Intro to pop culture & feminism:

(these notes are adapted from
Frances Bonner, Lizbeth Goodman, Richard Allen, Linda Janes and Catherine King , eds. Imagining Women: Cultural Representations and Gender London: Open University Press, 1992: 1-19.

  1. introduction to cultural representation:

    what is "representation" versus "image"?

    · thinking about the image as a part of the process of representation.

    · the process of popular culture: a system of representations in circulation through 3 processes:

    e.g.   three aspects of cultural representation dealing with those who produce, disseminate and consume pop culture

    1. production

    2. dissemination

    3. consumption ( look at harlequin romance readers, writers, distribution (in boxes of tide), consider the production of it)

  2. Women's studies has expanded in the university at the same time that the universities themselves have become more and more the extensions of capitalist enterprises. (i.e. fundraising in business etc) Our theories have developed in the direction of radical critique and insight as our institutional forms have adapted more and more uncritically the structures of the very institution we critique.

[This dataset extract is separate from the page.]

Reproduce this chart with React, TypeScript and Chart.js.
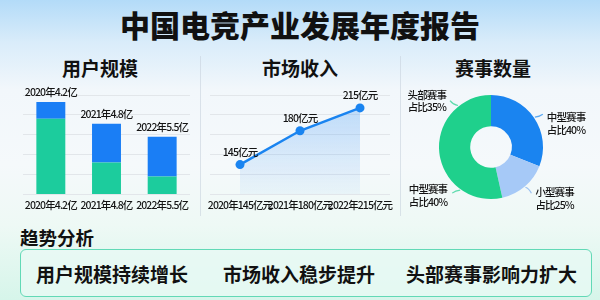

    On the other hand, fashion magazine editors and writers, many of them creative, progressive women, have sought to address other women in the "women's world" ultimately controlled by male-dominated publishing and advertising institutions, and use the vast resources from advertising to provide feminism and minority social movements a forum and a community. the future inquiry remains in these two kinds of feminism, popular and academic, both working within structuresof domination, and both seeking a way out.